• **THE PROBLEM**: The records below are to be copied word for word, with every picture left out.

Rows from a dataset of charts and code:
++++++++++++++++++++

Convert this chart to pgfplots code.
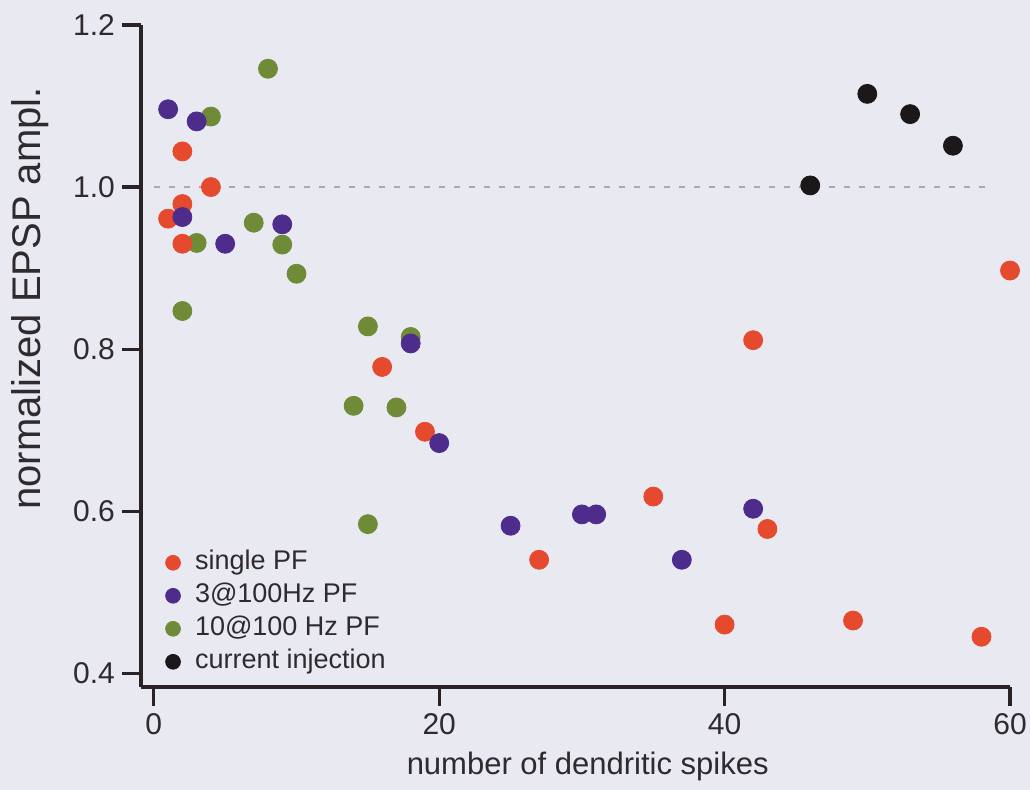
\documentclass[border=0pt]{standalone}
\usepackage{fontspec}
\setmainfont{Liberation Sans}
\usepackage{pgfplots}
\pgfplotsset{compat=1.18}
\definecolor{bg}{HTML}{E9E9F1}
\definecolor{cred}{HTML}{E64A2E}
\definecolor{cpur}{HTML}{4E2C8C}
\definecolor{cgrn}{HTML}{6F8B37}
\definecolor{cblk}{HTML}{1C1719}
\definecolor{axc}{HTML}{2B2225}
\definecolor{txt}{HTML}{2E2A2E}
\definecolor{dashc}{HTML}{A9A9B5}
\begin{document}
\begin{tikzpicture}
\fill[bg] (-70.5pt,-51.5pt) rectangle (444.5pt,343.5pt);
\begin{axis}[
  at={(0,0)}, anchor=south west,
  scale only axis, width=434.5pt, height=331pt,
  xmin=-0.9, xmax=60, ymin=0.383, ymax=1.2,
  clip=false,
  axis x line*=bottom, axis y line*=left,
  axis line style={axc, line width=1.6pt, -},
  xtick={0,20,40,60}, ytick={0.4,0.6,0.8,1.0,1.2},
  yticklabels={0.4,0.6,0.8,1.0,1.2},
  tick align=outside, major tick length=9.5pt,
  every tick/.style={axc, line width=1.6pt},
  tick label style={font=\fontsize{15}{18}\selectfont, text=txt},
  /pgf/number format/assume math mode=true,
  legend style={at={(axis description cs:0.018,0.008)}, anchor=south west,
    draw=none, fill=none, font=\fontsize{13.5}{16}\selectfont, text=txt,
    row sep=1pt, nodes={text height=10pt, text depth=3.5pt, inner sep=1pt}},
  legend cell align=left,
  legend image code/.code={\path[draw=none, fill=none] (0pt,0pt) (15pt,0pt); \draw[mark repeat=2, mark phase=2, #1] plot coordinates {(0pt,0pt) (5pt,0pt) (10pt,0pt)};},
]
\addplot[dashc, line width=1pt, dash pattern=on 3pt off 4.5pt, forget plot] coordinates {(0,1) (58.8,1)};
% 10@100 Hz PF
\addplot[only marks, mark=*, mark size=4.75pt, cgrn, forget plot] coordinates {
(8,1.146) (4,1.087) (3,0.931) (2,0.847) (7,0.956) (9,0.929) (10,0.893)
(15,0.828) (18,0.815) (14,0.730) (17,0.728) (15,0.584)};
% single PF
\addplot[only marks, mark=*, mark size=4.75pt, cred, forget plot] coordinates {
(1,0.961) (2,1.044) (2,0.979) (2,0.930) (4,1.000) (16,0.778) (19,0.698)
(27,0.540) (35,0.618) (40,0.460) (42,0.811) (43,0.578) (49,0.465) (58,0.445) (60,0.897)};
% 3@100Hz PF
\addplot[only marks, mark=*, mark size=4.75pt, cpur, forget plot] coordinates {
(1,1.096) (2,0.963) (3,1.081) (5,0.930) (9,0.954) (18,0.807) (20,0.684)
(25,0.582) (30,0.596) (31,0.596) (37,0.540) (42,0.603)};
% current injection
\addplot[only marks, mark=*, mark size=4.75pt, cblk, forget plot] coordinates {
(46,1.002) (50,1.115) (53,1.090) (56,1.051)};
\addlegendimage{only marks, mark=*, mark size=3.7pt, cred}
\addlegendentry{single PF}
\addlegendimage{only marks, mark=*, mark size=3.7pt, cpur}
\addlegendentry{3@100Hz PF}
\addlegendimage{only marks, mark=*, mark size=3.7pt, cgrn}
\addlegendentry{10@100 Hz PF}
\addlegendimage{only marks, mark=*, mark size=3.7pt, cblk}
\addlegendentry{current injection}
\node[font=\fontsize{15.5}{18}\selectfont, text=txt, anchor=center]
  at (axis description cs:0.514,-0.12) {number of dendritic spikes};
\node[font=\fontsize{20}{24}\selectfont, text=txt, anchor=center, rotate=90]
  at (axis description cs:-0.128,0.587) {normalized EPSP ampl.};
\end{axis}
\pgfresetboundingbox
\path[use as bounding box] (-70.5pt,-51.5pt) rectangle (444.5pt,343.5pt);
\end{tikzpicture}
\end{document}
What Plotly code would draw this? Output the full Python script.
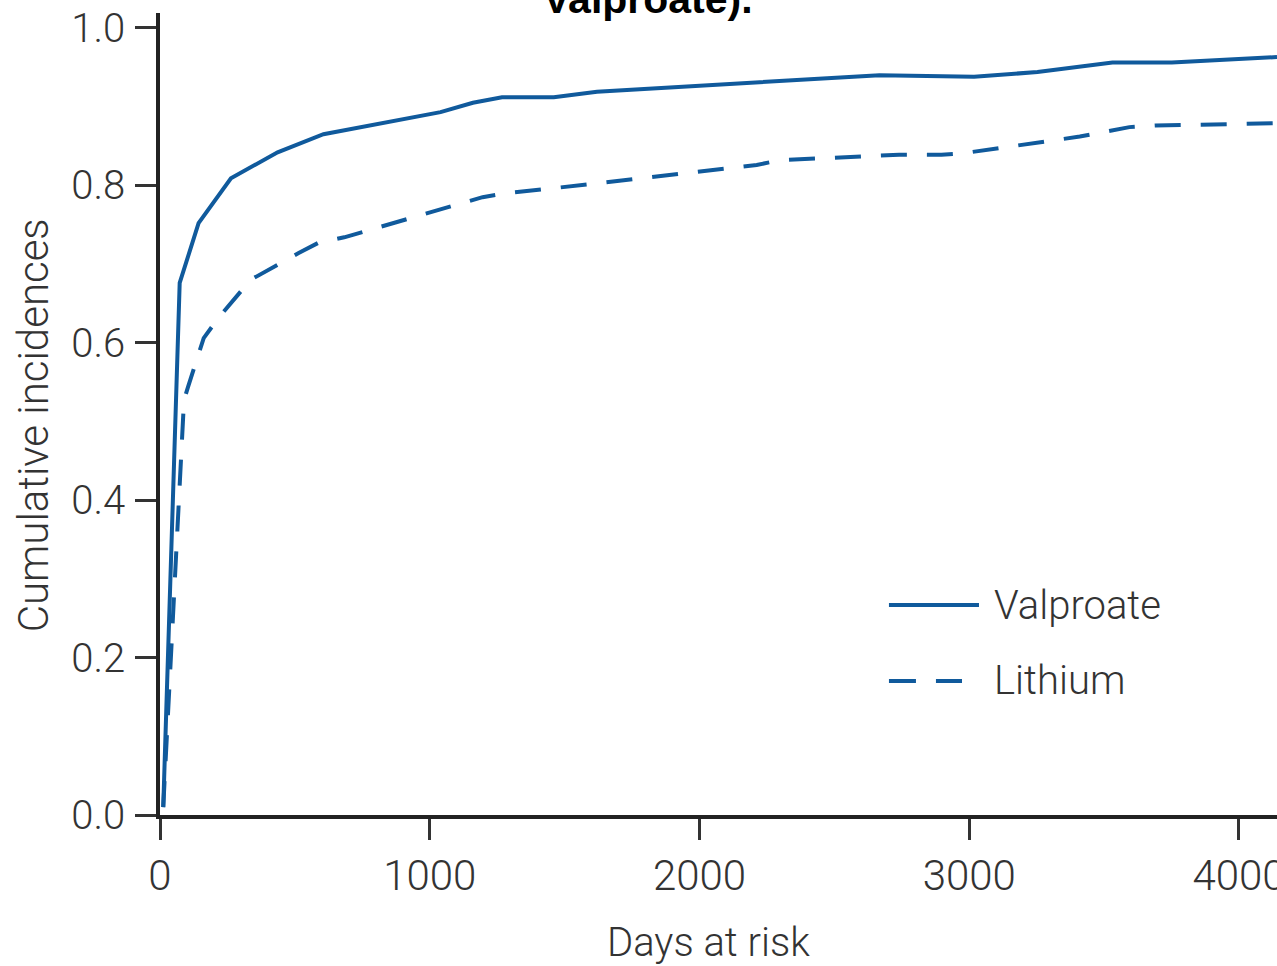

++++++++++++++++++++

• **SOLUTION FOR THIS TASK**:
Convert this chart to pgfplots code.
\documentclass[border=0pt]{standalone}
\usepackage{fontspec}
\setmainfont{Liberation Sans}
\usepackage{pgfplots}
\pgfplotsset{compat=1.18}
\definecolor{bg}{HTML}{E9E9F1}
\definecolor{cred}{HTML}{E64A2E}
\definecolor{cpur}{HTML}{4E2C8C}
\definecolor{cgrn}{HTML}{6F8B37}
\definecolor{cblk}{HTML}{1C1719}
\definecolor{axc}{HTML}{2B2225}
\definecolor{txt}{HTML}{2E2A2E}
\definecolor{dashc}{HTML}{A9A9B5}
\begin{document}
\begin{tikzpicture}
\fill[bg] (-70.5pt,-51.5pt) rectangle (444.5pt,343.5pt);
\begin{axis}[
  at={(0,0)}, anchor=south west,
  scale only axis, width=434.5pt, height=331pt,
  xmin=-0.9, xmax=60, ymin=0.383, ymax=1.2,
  clip=false,
  axis x line*=bottom, axis y line*=left,
  axis line style={axc, line width=1.6pt, -},
  xtick={0,20,40,60}, ytick={0.4,0.6,0.8,1.0,1.2},
  yticklabels={0.4,0.6,0.8,1.0,1.2},
  tick align=outside, major tick length=9.5pt,
  every tick/.style={axc, line width=1.6pt},
  tick label style={font=\fontsize{15}{18}\selectfont, text=txt},
  /pgf/number format/assume math mode=true,
  legend style={at={(axis description cs:0.018,0.008)}, anchor=south west,
    draw=none, fill=none, font=\fontsize{13.5}{16}\selectfont, text=txt,
    row sep=1pt, nodes={text height=10pt, text depth=3.5pt, inner sep=1pt}},
  legend cell align=left,
  legend image code/.code={\path[draw=none, fill=none] (0pt,0pt) (15pt,0pt); \draw[mark repeat=2, mark phase=2, #1] plot coordinates {(0pt,0pt) (5pt,0pt) (10pt,0pt)};},
]
\addplot[dashc, line width=1pt, dash pattern=on 3pt off 4.5pt, forget plot] coordinates {(0,1) (58.8,1)};
% 10@100 Hz PF
\addplot[only marks, mark=*, mark size=4.75pt, cgrn, forget plot] coordinates {
(8,1.146) (4,1.087) (3,0.931) (2,0.847) (7,0.956) (9,0.929) (10,0.893)
(15,0.828) (18,0.815) (14,0.730) (17,0.728) (15,0.584)};
% single PF
\addplot[only marks, mark=*, mark size=4.75pt, cred, forget plot] coordinates {
(1,0.961) (2,1.044) (2,0.979) (2,0.930) (4,1.000) (16,0.778) (19,0.698)
(27,0.540) (35,0.618) (40,0.460) (42,0.811) (43,0.578) (49,0.465) (58,0.445) (60,0.897)};
% 3@100Hz PF
\addplot[only marks, mark=*, mark size=4.75pt, cpur, forget plot] coordinates {
(1,1.096) (2,0.963) (3,1.081) (5,0.930) (9,0.954) (18,0.807) (20,0.684)
(25,0.582) (30,0.596) (31,0.596) (37,0.540) (42,0.603)};
% current injection
\addplot[only marks, mark=*, mark size=4.75pt, cblk, forget plot] coordinates {
(46,1.002) (50,1.115) (53,1.090) (56,1.051)};
\addlegendimage{only marks, mark=*, mark size=3.7pt, cred}
\addlegendentry{single PF}
\addlegendimage{only marks, mark=*, mark size=3.7pt, cpur}
\addlegendentry{3@100Hz PF}
\addlegendimage{only marks, mark=*, mark size=3.7pt, cgrn}
\addlegendentry{10@100 Hz PF}
\addlegendimage{only marks, mark=*, mark size=3.7pt, cblk}
\addlegendentry{current injection}
\node[font=\fontsize{15.5}{18}\selectfont, text=txt, anchor=center]
  at (axis description cs:0.514,-0.12) {number of dendritic spikes};
\node[font=\fontsize{20}{24}\selectfont, text=txt, anchor=center, rotate=90]
  at (axis description cs:-0.128,0.587) {normalized EPSP ampl.};
\end{axis}
\pgfresetboundingbox
\path[use as bounding box] (-70.5pt,-51.5pt) rectangle (444.5pt,343.5pt);
\end{tikzpicture}
\end{document}
What Plotly code would draw this? Output the full Python script.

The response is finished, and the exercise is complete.